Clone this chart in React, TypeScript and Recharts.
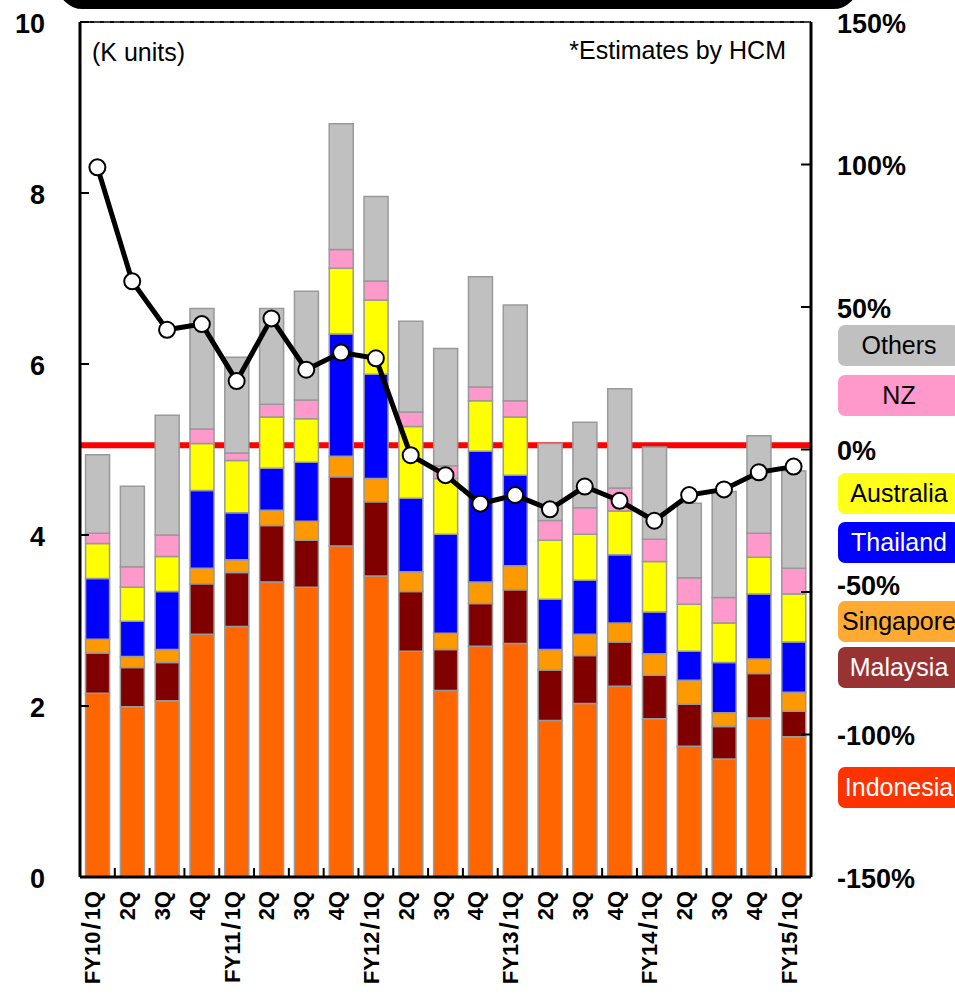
import {
  ComposedChart,
  Bar,
  Line,
  XAxis,
  YAxis,
  CartesianGrid,
  ReferenceLine,
} from 'recharts';

const quarters = [
  'FY10/1Q', '2Q', '3Q', '4Q',
  'FY11/1Q', '2Q', '3Q', '4Q',
  'FY12/1Q', '2Q', '3Q', '4Q',
  'FY13/1Q', '2Q', '3Q', '4Q',
  'FY14/1Q', '2Q', '3Q', '4Q',
  'FY15/1Q',
];

// K units, stacked bottom -> top
const indonesia = [2.15, 1.99, 2.06, 2.84, 2.93, 3.45, 3.39, 3.87, 3.52, 2.64, 2.18, 2.7, 2.73, 1.83, 2.03, 2.23, 1.85, 1.53, 1.38, 1.86, 1.64];
const malaysia = [0.47, 0.46, 0.45, 0.59, 0.63, 0.66, 0.55, 0.81, 0.87, 0.7, 0.48, 0.5, 0.63, 0.59, 0.56, 0.52, 0.51, 0.49, 0.38, 0.52, 0.3];
const singapore = [0.16, 0.13, 0.15, 0.18, 0.15, 0.18, 0.22, 0.24, 0.27, 0.23, 0.19, 0.25, 0.28, 0.24, 0.25, 0.22, 0.25, 0.28, 0.16, 0.17, 0.22];
const thailand = [0.71, 0.41, 0.68, 0.91, 0.55, 0.49, 0.69, 1.43, 1.22, 0.86, 1.16, 1.53, 1.06, 0.59, 0.63, 0.8, 0.49, 0.34, 0.59, 0.76, 0.59];
const australia = [0.41, 0.4, 0.41, 0.55, 0.61, 0.6, 0.51, 0.77, 0.87, 0.84, 0.65, 0.59, 0.68, 0.69, 0.54, 0.51, 0.59, 0.55, 0.46, 0.43, 0.56];
const nz = [0.12, 0.24, 0.25, 0.17, 0.09, 0.15, 0.22, 0.22, 0.22, 0.17, 0.15, 0.16, 0.19, 0.23, 0.31, 0.27, 0.26, 0.31, 0.3, 0.28, 0.3];
const others = [0.92, 0.94, 1.4, 1.41, 1.12, 1.12, 1.27, 1.47, 0.99, 1.06, 1.37, 1.29, 1.12, 0.9, 1.0, 1.16, 1.08, 0.87, 1.24, 1.14, 1.14];

// YoY %, right axis
const growth = [99, 59, 42, 44, 24, 46, 28, 34, 32, -2, -9, -19, -16, -21, -13, -18, -25, -16, -14, -8, -6];

const leftTicks = [0, 2, 4, 6, 8, 10];
const rightTicks = [-150, -100, -50, 0, 50, 100, 150];
const zeroLine = 1.5;

const series = [
  { key: 'indonesia', name: 'Indonesia', fill: '#ff6600', legend: '#ff3300', text: '#fff', values: indonesia },
  { key: 'malaysia', name: 'Malaysia', fill: '#800000', legend: '#993333', text: '#fff', values: malaysia },
  { key: 'singapore', name: 'Singapore', fill: '#ff9900', legend: '#ffab33', text: '#000', values: singapore },
  { key: 'thailand', name: 'Thailand', fill: '#0000ff', legend: '#0000ff', text: '#fff', values: thailand },
  { key: 'australia', name: 'Australia', fill: '#ffff00', legend: '#ffff1a', text: '#000', values: australia },
  { key: 'nz', name: 'NZ', fill: '#ff99cc', legend: '#ff99cc', text: '#000', values: nz },
  { key: 'others', name: 'Others', fill: '#c0c0c0', legend: '#c0c0c0', text: '#000', values: others },
];

const legendTop: Record<string, number> = {
  others: 325,
  nz: 375,
  australia: 473,
  thailand: 522,
  singapore: 601,
  malaysia: 647,
  indonesia: 767,
};

const data = quarters.map((q, i) => {
  const row: Record<string, string | number> = { q, growth: growth[i] };
  series.forEach((s) => {
    row[s.key] = s.values[i];
  });
  return row;
});

const W = 955;
const H = 1007;
const PLOT_LEFT = 80;
const PLOT_RIGHT = 811;
const HALF_BAND = (PLOT_RIGHT - PLOT_LEFT) / quarters.length / 2;
const FONT = '"Liberation Sans", Arial, sans-serif';
const MARGIN = { top: 22, right: 0, bottom: 0, left: 0 };
const layer = { position: 'absolute' as const, left: 0, top: 0 };

function LeftTick({ x, y, payload }: any) {
  return (
    <g>
      <line x1={x} x2={x + 9} y1={y} y2={y} stroke="#000" strokeWidth={2} />
      <text x={x - 35} y={y + 1} dy="0.36em" textAnchor="end" fontSize={27} fontWeight="bold" fontFamily={FONT} fill="#000">
        {payload.value}
      </text>
    </g>
  );
}

function RightTick({ x, y, payload }: any) {
  const edge = Math.abs(payload.value) === 150;
  // the -50% label sits a little higher so the legend box below stays clear
  const shift = payload.value === -50 ? -7 : 1;
  return (
    <g>
      {!edge && <line x1={x - 10} x2={x} y1={y} y2={y} stroke="#000" strokeWidth={2} />}
      <text x={x + 26} y={y + shift} dy="0.36em" textAnchor="start" fontSize={27} fontWeight="bold" fontFamily={FONT} fill="#000">
        {`${payload.value}%`}
      </text>
    </g>
  );
}

function BottomTick({ x, y, payload, index }: any) {
  const label = String(payload.value);
  const cut = label.indexOf('/');
  return (
    <g>
      {index < quarters.length - 1 && (
        <line x1={x + HALF_BAND} x2={x + HALF_BAND} y1={y} y2={y - 9} stroke="#000" strokeWidth={2} />
      )}
      <text
        x={x}
        y={y + 14}
        dy={3}
        transform={`rotate(-90, ${x}, ${y + 14})`}
        textAnchor="end"
        fontSize={22}
        fontWeight="bold"
        fontFamily={FONT}
        fill="#000"
      >
        {cut < 0 ? (
          label
        ) : (
          <>
            <tspan>{label.slice(0, cut)}</tspan>
            <tspan dx={2} fontSize={26}>/</tspan>
            <tspan dx={2}>{label.slice(cut + 1)}</tspan>
          </>
        )}
      </text>
    </g>
  );
}

// grid + red reference line, drawn underneath the bars
function BackLayer() {
  return (
    <div style={layer}>
      <ComposedChart width={W} height={H} data={data} margin={MARGIN}>
        <CartesianGrid vertical={false} yAxisId="left" stroke="#000" strokeWidth={1.5} strokeDasharray="4 6" />
        <XAxis dataKey="q" interval={0} height={130} tick={false} tickLine={false} axisLine={false} />
        <YAxis yAxisId="left" width={80} domain={[0, 10]} ticks={leftTicks} tick={false} tickLine={false} axisLine={false} />
        <YAxis yAxisId="right" orientation="right" width={144} domain={[-150, 150]} ticks={rightTicks} tick={false} tickLine={false} axisLine={false} />
        <Line yAxisId="right" dataKey="growth" stroke="none" dot={false} isAnimationActive={false} />
        <ReferenceLine yAxisId="right" y={zeroLine} stroke="#ff0000" strokeWidth={6} />
      </ComposedChart>
    </div>
  );
}

export default function App() {
  return (
    <div style={{ position: 'absolute', left: 0, top: 0, width: W, height: H, overflow: 'hidden', background: '#fff', fontFamily: FONT }}>
      <div style={{ position: 'absolute', left: 58, top: -40, width: 800, height: 49, background: '#000', borderRadius: 28 }} />
      <BackLayer />
      <div style={layer}>
        <ComposedChart width={W} height={H} data={data} margin={MARGIN} barCategoryGap="16%">
          <XAxis
            dataKey="q"
            interval={0}
            height={130}
            tickSize={0}
            tickMargin={0}
            tickLine={false}
            axisLine={{ stroke: '#000', strokeWidth: 3 }}
            tick={<BottomTick />}
          />
          <YAxis
            yAxisId="left"
            orientation="left"
            width={80}
            domain={[0, 10]}
            ticks={leftTicks}
            tickSize={0}
            tickMargin={0}
            tickLine={false}
            axisLine={{ stroke: '#000', strokeWidth: 3 }}
            tick={<LeftTick />}
          />
          <YAxis
            yAxisId="right"
            orientation="right"
            width={144}
            domain={[-150, 150]}
            ticks={rightTicks}
            tickSize={0}
            tickMargin={0}
            tickLine={false}
            axisLine={{ stroke: '#000', strokeWidth: 3 }}
            tick={<RightTick />}
          />
          {series.map((s) => (
            <Bar
              key={s.key}
              yAxisId="left"
              dataKey={s.key}
              name={s.name}
              stackId="a"
              fill={s.fill}
              stroke="#999999"
              strokeWidth={1.5}
              isAnimationActive={false}
            />
          ))}
          <ReferenceLine yAxisId="left" y={10} stroke="#000" strokeWidth={1.5} />
          <Line
            yAxisId="right"
            dataKey="growth"
            stroke="#000"
            strokeWidth={5}
            dot={{ r: 8, fill: '#fff', stroke: '#000', strokeWidth: 2 }}
            isAnimationActive={false}
          />
        </ComposedChart>
      </div>
      <div style={{ position: 'absolute', left: 92, top: 37, fontSize: 25, color: '#000', lineHeight: '30px' }}>(K units)</div>
      <div style={{ position: 'absolute', right: W - 786, top: 35, fontSize: 25, color: '#000', lineHeight: '30px' }}>*Estimates by HCM</div>
      {series.map((s) => (
        <div
          key={s.key}
          style={{
            position: 'absolute',
            left: 838,
            top: legendTop[s.key],
            width: 122,
            height: 41,
            background: s.legend,
            color: s.text,
            borderRadius: 7,
            fontSize: 25,
            lineHeight: '41px',
            textAlign: 'center',
            whiteSpace: 'nowrap',
          }}
        >
          {s.name}
        </div>
      ))}
    </div>
  );
}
* * * * * * *
Go from the first line of the listing to the line holding "const zeroLine = 1.5;" and, please, transcribe those lines exactly, both included, with no pictures.

* Solution to this exercise *
Clone this chart in React, TypeScript and Recharts.
import {
  ComposedChart,
  Bar,
  Line,
  XAxis,
  YAxis,
  CartesianGrid,
  ReferenceLine,
} from 'recharts';

const quarters = [
  'FY10/1Q', '2Q', '3Q', '4Q',
  'FY11/1Q', '2Q', '3Q', '4Q',
  'FY12/1Q', '2Q', '3Q', '4Q',
  'FY13/1Q', '2Q', '3Q', '4Q',
  'FY14/1Q', '2Q', '3Q', '4Q',
  'FY15/1Q',
];

// K units, stacked bottom -> top
const indonesia = [2.15, 1.99, 2.06, 2.84, 2.93, 3.45, 3.39, 3.87, 3.52, 2.64, 2.18, 2.7, 2.73, 1.83, 2.03, 2.23, 1.85, 1.53, 1.38, 1.86, 1.64];
const malaysia = [0.47, 0.46, 0.45, 0.59, 0.63, 0.66, 0.55, 0.81, 0.87, 0.7, 0.48, 0.5, 0.63, 0.59, 0.56, 0.52, 0.51, 0.49, 0.38, 0.52, 0.3];
const singapore = [0.16, 0.13, 0.15, 0.18, 0.15, 0.18, 0.22, 0.24, 0.27, 0.23, 0.19, 0.25, 0.28, 0.24, 0.25, 0.22, 0.25, 0.28, 0.16, 0.17, 0.22];
const thailand = [0.71, 0.41, 0.68, 0.91, 0.55, 0.49, 0.69, 1.43, 1.22, 0.86, 1.16, 1.53, 1.06, 0.59, 0.63, 0.8, 0.49, 0.34, 0.59, 0.76, 0.59];
const australia = [0.41, 0.4, 0.41, 0.55, 0.61, 0.6, 0.51, 0.77, 0.87, 0.84, 0.65, 0.59, 0.68, 0.69, 0.54, 0.51, 0.59, 0.55, 0.46, 0.43, 0.56];
const nz = [0.12, 0.24, 0.25, 0.17, 0.09, 0.15, 0.22, 0.22, 0.22, 0.17, 0.15, 0.16, 0.19, 0.23, 0.31, 0.27, 0.26, 0.31, 0.3, 0.28, 0.3];
const others = [0.92, 0.94, 1.4, 1.41, 1.12, 1.12, 1.27, 1.47, 0.99, 1.06, 1.37, 1.29, 1.12, 0.9, 1.0, 1.16, 1.08, 0.87, 1.24, 1.14, 1.14];

// YoY %, right axis
const growth = [99, 59, 42, 44, 24, 46, 28, 34, 32, -2, -9, -19, -16, -21, -13, -18, -25, -16, -14, -8, -6];

const leftTicks = [0, 2, 4, 6, 8, 10];
const rightTicks = [-150, -100, -50, 0, 50, 100, 150];
const zeroLine = 1.5;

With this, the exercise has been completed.